Few decades back, a field of mathematics called Game Theory modelled this situation in “the prisoner’s dilemma“. Imagine that you and your best friend have been arrested by the police for a crime to which both of you were part to. You are put into different interrogation cell’s and offer the following deal:
“At the moment, neither of you is talking… but we have enough evidence to put both of you prison for 2 years. However, If you are prepare to incriminate your accomplice, we will cut your sentence to 1year community service and he will spend 5 years in jail. But you must hurry, because we are offering the other guy the same deal. If he gives you up, you will spend 5 years inside…you have 5 minutes to decide” But you know that if both of you talk, the jail term will be 3 years for both of you… so what do you do?
There is no clear cut answer to the question, hence is called a dilemma 🙂 In fact, John Nash identified a theoretical equilibrium point at the “guilty-guilty” scenario. This is the only scenario where, considering the other person’s choice, you couldn’t have been better of if you had chosen differently.

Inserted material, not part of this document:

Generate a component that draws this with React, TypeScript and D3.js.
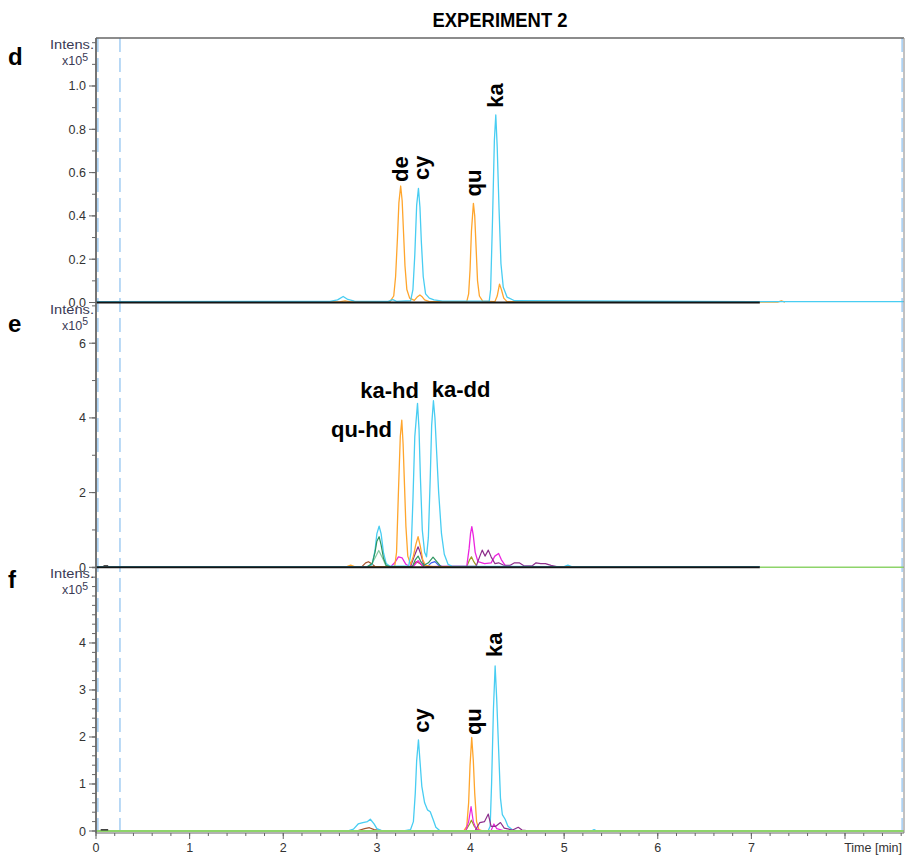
import React from "react";
import * as d3 from "d3";

type Pt = [number, number];

// ---------- DATA (time in min, intensity in x10^5) ----------
const TITLE = "EXPERIMENT 2";
const xMajorTicks = [0, 1, 2, 3, 4, 5, 6, 7];
const dashedMarkers = [0.02, 0.256, 8.61];

const dTicks = [0, 0.2, 0.4, 0.6, 0.8, 1.0];
const eTicks = [0, 2, 4, 6];
const fTicks = [0, 1, 2, 3, 4];

// Panel d
const dOrange: Pt[] = [[0,0.003],[2.6,0.003],[2.66,0.008],[2.72,0.003],[3.14,0.004],[3.18,0.03],[3.2,0.12],[3.22,0.3],[3.235,0.46],[3.254,0.538],[3.27,0.47],[3.285,0.32],[3.3,0.17],[3.32,0.06],[3.35,0.02],[3.4,0.01],[3.43,0.025],[3.46,0.035],[3.48,0.028],[3.51,0.012],[3.56,0.004],[3.96,0.004],[3.98,0.04],[3.995,0.15],[4.01,0.33],[4.031,0.458],[4.045,0.4],[4.06,0.25],[4.075,0.1],[4.095,0.03],[4.13,0.006],[4.26,0.004],[4.285,0.03],[4.31,0.085],[4.33,0.06],[4.355,0.02],[4.39,0.004],[7.28,0.002],[7.32,0.008],[7.36,0.002]];
const dCyan: Pt[] = [[0,0.004],[2.5,0.005],[2.58,0.012],[2.64,0.028],[2.69,0.014],[2.76,0.006],[3.12,0.005],[3.17,0.013],[3.21,0.005],[3.36,0.008],[3.385,0.06],[3.405,0.22],[3.425,0.45],[3.444,0.527],[3.46,0.44],[3.475,0.28],[3.495,0.12],[3.52,0.04],[3.56,0.02],[3.61,0.012],[3.7,0.006],[4.2,0.006],[4.215,0.06],[4.235,0.38],[4.255,0.75],[4.27,0.866],[4.285,0.72],[4.305,0.43],[4.325,0.18],[4.35,0.07],[4.39,0.025],[4.47,0.008],[7.0,0.004],[8.63,0.004]];
const dBlack: Pt[] = [[0,0],[7.09,0]];

// Panel e
const eOrange: Pt[] = [[0,0.02],[2.68,0.02],[2.72,0.06],[2.76,0.02],[3.19,0.02],[3.21,0.4],[3.23,2.0],[3.25,3.5],[3.266,3.94],[3.28,3.3],[3.295,2.2],[3.31,1.1],[3.33,0.3],[3.36,0.08],[3.39,0.3],[3.415,0.6],[3.44,0.82],[3.465,0.55],[3.49,0.2],[3.52,0.05],[3.6,0.02],[7.09,0.02]];
const eCyan: Pt[] = [[0,0.02],[2.9,0.02],[2.95,0.08],[2.98,0.45],[3.0,0.9],[3.024,1.1],[3.045,0.9],[3.07,0.4],[3.1,0.1],[3.14,0.03],[3.34,0.04],[3.365,0.4],[3.385,1.8],[3.405,3.5],[3.434,4.39],[3.45,3.7],[3.465,2.4],[3.485,1.0],[3.51,0.4],[3.53,0.28],[3.55,0.8],[3.57,2.4],[3.585,3.8],[3.604,4.46],[3.62,4.0],[3.64,3.0],[3.66,2.0],[3.69,0.9],[3.72,0.35],[3.76,0.08],[3.8,0.03],[5.0,0.02],[5.04,0.06],[5.08,0.02],[7.09,0.02]];
const eGreen: Pt[] = [[2.9,0.02],[2.95,0.1],[2.98,0.4],[3.0,0.7],[3.024,0.82],[3.045,0.6],[3.07,0.25],[3.1,0.05],[3.14,0.02],[3.38,0.02],[3.41,0.2],[3.44,0.3],[3.47,0.15],[3.5,0.05],[3.55,0.12],[3.6,0.27],[3.64,0.15],[3.68,0.03]];
const eSeaGreen: Pt[] = [[2.93,0.02],[2.98,0.25],[3.02,0.45],[3.06,0.25],[3.1,0.02]];
const eMagenta: Pt[] = [[3.15,0.02],[3.19,0.12],[3.23,0.28],[3.27,0.25],[3.31,0.08],[3.35,0.02],[3.4,0.05],[3.44,0.18],[3.48,0.06],[3.55,0.02],[3.96,0.03],[3.985,0.5],[4.0,0.9],[4.014,1.09],[4.03,0.85],[4.05,0.4],[4.08,0.15],[4.15,0.1],[4.22,0.12],[4.26,0.3],[4.3,0.37],[4.33,0.2],[4.37,0.05],[4.45,0.02]];
const ePurple: Pt[] = [[3.36,0.02],[3.4,0.3],[3.44,0.55],[3.47,0.35],[3.5,0.08],[3.55,0.02],[4.06,0.03],[4.1,0.3],[4.125,0.46],[4.155,0.3],[4.19,0.46],[4.22,0.28],[4.26,0.1],[4.3,0.12],[4.35,0.06],[4.42,0.05],[4.47,0.12],[4.52,0.12],[4.57,0.04],[4.66,0.04],[4.7,0.12],[4.75,0.1],[4.8,0.1],[4.86,0.05],[4.92,0.02]];
const eOlive: Pt[] = [[3.96,0.02],[3.99,0.2],[4.01,0.28],[4.035,0.15],[4.07,0.02]];
const eBrown: Pt[] = [[2.84,0.02],[2.88,0.12],[2.91,0.15],[2.94,0.1],[2.98,0.02],[3.38,0.02],[3.42,0.15],[3.46,0.1],[3.5,0.02]];
const eBlue: Pt[] = [[3.54,0.02],[3.58,0.12],[3.62,0.15],[3.66,0.05],[3.7,0.02]];
const eTail: Pt[] = [[7.09,0],[8.63,0]];
const eBlack: Pt[] = [[0,0],[7.09,0]];
const eDark: Pt[] = [[0.08,0.04],[0.13,0.04]];

// Panel f
const fGreen: Pt[] = [[0,0],[8.63,0]];
const fCyan: Pt[] = [[0,0.01],[2.7,0.01],[2.75,0.04],[2.8,0.15],[2.85,0.18],[2.9,0.2],[2.93,0.25],[2.97,0.15],[3.0,0.05],[3.05,0.01],[3.3,0.01],[3.36,0.03],[3.39,0.2],[3.41,0.8],[3.425,1.5],[3.444,1.94],[3.46,1.5],[3.48,0.95],[3.51,0.6],[3.54,0.45],[3.57,0.41],[3.6,0.25],[3.63,0.08],[3.67,0.01],[4.19,0.01],[4.21,0.1],[4.225,1.0],[4.245,2.6],[4.263,3.51],[4.28,2.8],[4.3,1.75],[4.32,0.7],[4.34,0.35],[4.37,0.25],[4.4,0.1],[4.45,0.02],[4.5,0.01],[5.3,0.01],[5.32,0.03],[5.34,0.01],[7.09,0.01]];
const fOrange: Pt[] = [[3.93,0.01],[3.96,0.1],[3.98,0.6],[3.995,1.4],[4.013,1.99],[4.03,1.5],[4.045,0.8],[4.065,0.2],[4.09,0.03],[4.12,0.01]];
const fMagenta: Pt[] = [[3.95,0.01],[3.98,0.2],[4.006,0.52],[4.03,0.2],[4.06,0.05],[4.1,0.01],[4.22,0.01],[4.25,0.15],[4.28,0.05],[4.35,0.01]];
const fOlive: Pt[] = [[3.95,0.01],[3.99,0.15],[4.01,0.23],[4.04,0.1],[4.08,0.01]];
const fPurple: Pt[] = [[4.05,0.01],[4.1,0.18],[4.15,0.2],[4.19,0.36],[4.22,0.1],[4.27,0.1],[4.32,0.18],[4.36,0.06],[4.45,0.02],[4.51,0.08],[4.55,0.02],[4.6,0.01]];
const fBrown: Pt[] = [[2.8,0.01],[2.87,0.05],[2.92,0.07],[2.97,0.03],[3.05,0.01]];
const fDark: Pt[] = [[0.05,0.025],[0.13,0.025]];

// Peak labels [text, time, intensity, rotated]
const dLabels: [string, number, number, boolean][] = [["de",3.25,0.557,true],["cy",3.47,0.566,true],["qu",4.03,0.49,true],["ka",4.26,0.9,true]];
const eLabels: [string, number, number, boolean][] = [["ka-hd",3.136,4.53,false],["ka-dd",3.9,4.56,false],["qu-hd",2.836,3.5,false]];
const fLabels: [string, number, number, boolean][] = [["cy",3.47,2.09,true],["qu",4.03,2.04,true],["ka",4.25,3.7,true]];

// ---------- STYLE / LAYOUT ----------
const W = 905, H = 856;
const X0 = 96, X1 = 904;
const FONT = '"Liberation Sans", Arial, Helvetica, sans-serif';
const C = {
  orange: "#FFA52C",
  cyan: "#48CDF2",
  magenta: "#EC25DF",
  purple: "#8E2F8C",
  green: "#2E9660",
  sea: "#86C9A2",
  olive: "#9C9A22",
  brown: "#A5532E",
  blue: "#3D5CF0",
  lgreen: "#8ED46A",
  black: "#151515",
  axis: "#666",
  text: "#333",
};

const xScale = d3.scaleLinear().domain([0, 8.63]).range([X0, X1]);

type Trace = { data: Pt[]; color: string; width: number };
type Panel = {
  letter: string;
  yMax: number;
  bottom: number;
  top: number;
  ticks: number[];
  minorStep: number;
  fmt: (v: number) => string;
  traces: Trace[];
  labels: [string, number, number, boolean][];
  letterDy: number;
};

const panels: Panel[] = [
  {
    letter: "d", yMax: 1.2217, bottom: 302.5, top: 38, ticks: dTicks, minorStep: 0.1,
    fmt: d3.format(".1f"), letterDy: 27,
    traces: [
      { data: dOrange, color: C.orange, width: 1.3 },
      { data: dCyan, color: C.cyan, width: 1.3 },
      { data: dBlack, color: C.black, width: 2 },
    ],
    labels: dLabels,
  },
  {
    letter: "e", yMax: 7.09, bottom: 567.3, top: 302.5, ticks: eTicks, minorStep: 1,
    fmt: d3.format("d"), letterDy: 29.5,
    traces: [
      { data: eTail, color: C.lgreen, width: 1.5 },
      { data: eSeaGreen, color: C.sea, width: 1.2 },
      { data: eBrown, color: C.brown, width: 1.2 },
      { data: eBlue, color: C.blue, width: 1.2 },
      { data: eOlive, color: C.olive, width: 1.2 },
      { data: eMagenta, color: C.magenta, width: 1.3 },
      { data: ePurple, color: C.purple, width: 1.2 },
      { data: eOrange, color: C.orange, width: 1.3 },
      { data: eCyan, color: C.cyan, width: 1.3 },
      { data: eGreen, color: C.green, width: 1.2 },
      { data: eBlack, color: C.black, width: 2 },
      { data: eDark, color: "#333", width: 1.3 },
    ],
    labels: eLabels,
  },
  {
    letter: "f", yMax: 5.61, bottom: 831, top: 567.3, ticks: fTicks, minorStep: 0.2,
    fmt: d3.format("d"), letterDy: 21,
    traces: [
      { data: fBrown, color: C.brown, width: 1.2 },
      { data: fCyan, color: C.cyan, width: 1.3 },
      { data: fOlive, color: C.olive, width: 1.2 },
      { data: fOrange, color: C.orange, width: 1.3 },
      { data: fMagenta, color: C.magenta, width: 1.2 },
      { data: fPurple, color: C.purple, width: 1.2 },
      { data: fGreen, color: C.lgreen, width: 1.8 },
      { data: fDark, color: "#333", width: 1.5 },
    ],
    labels: fLabels,
  },
];

const AXIS_Y = 833;

export default function App() {
  const xMinor = d3.range(0, 8.62, 0.2);
  return (
    <svg
      width={W}
      height={H}
      viewBox={`0 0 ${W} ${H}`}
      style={{ position: "absolute", left: 0, top: 0, background: "#fff" }}
      fontFamily={FONT}
    >
      <rect x={0} y={0} width={W} height={H} fill="#fff" />
      <text
        x={500}
        y={27}
        textAnchor="middle"
        fontSize={20}
        fontWeight="bold"
        fill="#000"
        textLength={135}
        lengthAdjust="spacingAndGlyphs"
      >
        {TITLE}
      </text>

      {/* dashed markers */}
      {dashedMarkers.map((t, i) => (
        <line
          key={"dm" + i}
          x1={xScale(t)}
          x2={xScale(t)}
          y1={38}
          y2={AXIS_Y}
          stroke="#A8D0F4"
          strokeWidth={1.6}
          strokeDasharray="14,6"
        />
      ))}

      {panels.map((p) => {
        const y = d3.scaleLinear().domain([0, p.yMax]).range([p.bottom, p.top]);
        const line = d3
          .line<Pt>()
          .x((d) => xScale(d[0]))
          .y((d) => y(d[1]));
        const minors = d3.range(0, p.yMax + 1e-6, p.minorStep);
        return (
          <g key={p.letter}>
            {p.traces.map((tr, i) => (
              <path
                key={i}
                d={line(tr.data) || ""}
                fill="none"
                stroke={tr.color}
                strokeWidth={tr.width}
                strokeLinejoin="round"
              />
            ))}
            {minors.map((v, i) => (
              <line key={"mn" + i} x1={X0 - 4} x2={X0} y1={y(v)} y2={y(v)} stroke={C.axis} strokeWidth={1} />
            ))}
            {p.ticks.map((v, i) => (
              <g key={"mj" + i}>
                <line x1={X0 - 7} x2={X0} y1={y(v)} y2={y(v)} stroke={C.axis} strokeWidth={1} />
                <text x={X0 - 10} y={y(v)} dy="0.36em" textAnchor="end" fontSize={12.5} fill={C.text}>
                  {p.fmt(v)}
                </text>
              </g>
            ))}
            <text x={94} y={p.top + 11} textAnchor="end" fontSize={12} fill="#3a3a55" textLength={44} lengthAdjust="spacingAndGlyphs">
              Intens.
            </text>
            <text x={88} y={p.top + 27} textAnchor="end" fontSize={12.5} fill="#3a3a55">
              x10<tspan dy={-4.5} fontSize={10.5}>5</tspan>
            </text>
            <text x={8} y={p.top + p.letterDy} fontSize={24} fontWeight="bold" fill="#000">
              {p.letter}
            </text>
            {p.labels.map(([txt, t, v, rot], i) =>
              rot ? (
                <text
                  key={"lb" + i}
                  transform={`translate(${xScale(t)},${y(v)}) rotate(-90)`}
                  dy="0.36em"
                  fontSize={22}
                  fontWeight="bold"
                  fill="#000"
                >
                  {txt}
                </text>
              ) : (
                <text key={"lb" + i} x={xScale(t)} y={y(v)} textAnchor="middle" fontSize={22} fontWeight="bold" fill="#000">
                  {txt}
                </text>
              )
            )}
          </g>
        );
      })}

      {/* frame */}
      <line x1={X0} x2={X1} y1={38} y2={38} stroke={C.axis} strokeWidth={1.5} />
      <line x1={X1} x2={X1} y1={38} y2={AXIS_Y} stroke="#999" strokeWidth={1.2} />
      <line x1={X0} x2={X0} y1={38} y2={AXIS_Y} stroke={C.axis} strokeWidth={1.8} />
      <line x1={X0} x2={X1} y1={AXIS_Y} y2={AXIS_Y} stroke={C.axis} strokeWidth={1.2} />

      {xMinor.map((t, i) => (
        <line key={"xm" + i} x1={xScale(t)} x2={xScale(t)} y1={AXIS_Y} y2={AXIS_Y + 3} stroke={C.axis} strokeWidth={1} />
      ))}
      {[...xMajorTicks, 8].map((t) => (
        <line key={"xM" + t} x1={xScale(t)} x2={xScale(t)} y1={AXIS_Y} y2={AXIS_Y + 6} stroke={C.axis} strokeWidth={1} />
      ))}
      {xMajorTicks.map((t) => (
        <text key={"xl" + t} x={xScale(t)} y={AXIS_Y + 19} textAnchor="middle" fontSize={12.5} fill={C.text}>
          {t}
        </text>
      ))}
      <text x={X1 - 2} y={AXIS_Y + 19} textAnchor="end" fontSize={12.5} fill={C.text}>
        Time [min]
      </text>
    </svg>
  );
}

However, actual lab experiments showed that “real” people don’t tend to choose the Nash equilibrium more often than the other 3 scenarios.
A variant of the problem is the “iterated prisoner’s dilemma” , this is when the game is played repeatedly and the impact of the decision into future transactions is taken into account in the current “game”. It’s this version of the dilemma that in my opinion applies to collaborative development projects.
In collaborative projects the 2 players are the contributor and “benevolent dictator“/project lead. Will the contributor keep to his/her public commitments? Will the project lead accept the contribution and give the kudos where is due?
Ultimately, the attitude of both players will be influenced by the prospect of future collaborations. If you are trying to facilitate these kind of relations, here my views on how to make it successful:
Iterated the Game as much as possible: Ensure the collaboration is not based on a one-off interaction. The easiest way to do this is to have a multiple-deliveries integration plan vs big bang approach.
Raise the stakes: The prisioner’s dilemma is based on the fact that the reward of defecting is far larger than cooperating. You can alter the situation by raising the stakes for mutual cooperation, making it much more attractive to both parties. (i.e. in a situation where “if nobody talks, you are both free” there is no dilemma)
Lastly, make sure common sense prevails. Although game theory is a fascinating subject, proposed solutions to this dilemma have failed to consistently predict how real human (i.e. not only rational but also emotional) beings actually behave.
Before I joined the Symbian Foundation, I was working on improvement programme for Nokia. During that time, I learned and observed the impact of change in people.
Theory says that a person normally goes through 4 stages/moods before it fully embraces the change. The first two stages consist of denial: either that the change exist all together or that, even when we accept its existence, it is going to impact us at all. This is also true of communities migrating from a close to an open source model.
While, technical changes are easier to accept, the hardest challange remains in encouraging ‘once upon a time’ customers to now be equally responsible for the development of the platform and reminding suppliers that are no longer bound by SLAs, only by common sense.
In a way, that is probably why open source projects with one major member contributor and many users, that limit their collaboration to minor updates, seem easier to accept (maybe because they feel more familiar). However, what are we really trying to achieve by going open source? Will this really unleash platform innovation?
The next stage to denial is exploration. When you start asking yourself what opportunities I can seize if I jump deep into this change. Is it possible that by investing some resources into improving the Symbian Platform I can open up larger opportunities for me and my company?
Start planning what contributions you need to make in order to enable your business model. You can not assume that someone else is going to do it for you, as everyone scratches their own “itch”. You can hope that you will find common ground with other contributors, allowing you to share the “scratching” cost. Recognising the advantage to the community of coordinating “scratching” efforts, the Symbian Foundation has set-up a centralise Release Management and Planning function. We are a growing team of 4, currently working towards building delivery plans for Symbian^2 and Symbian^3.
I guess the last stage is when the change feels so natural that you can not even imagine how you use to survive doing things the “old” way.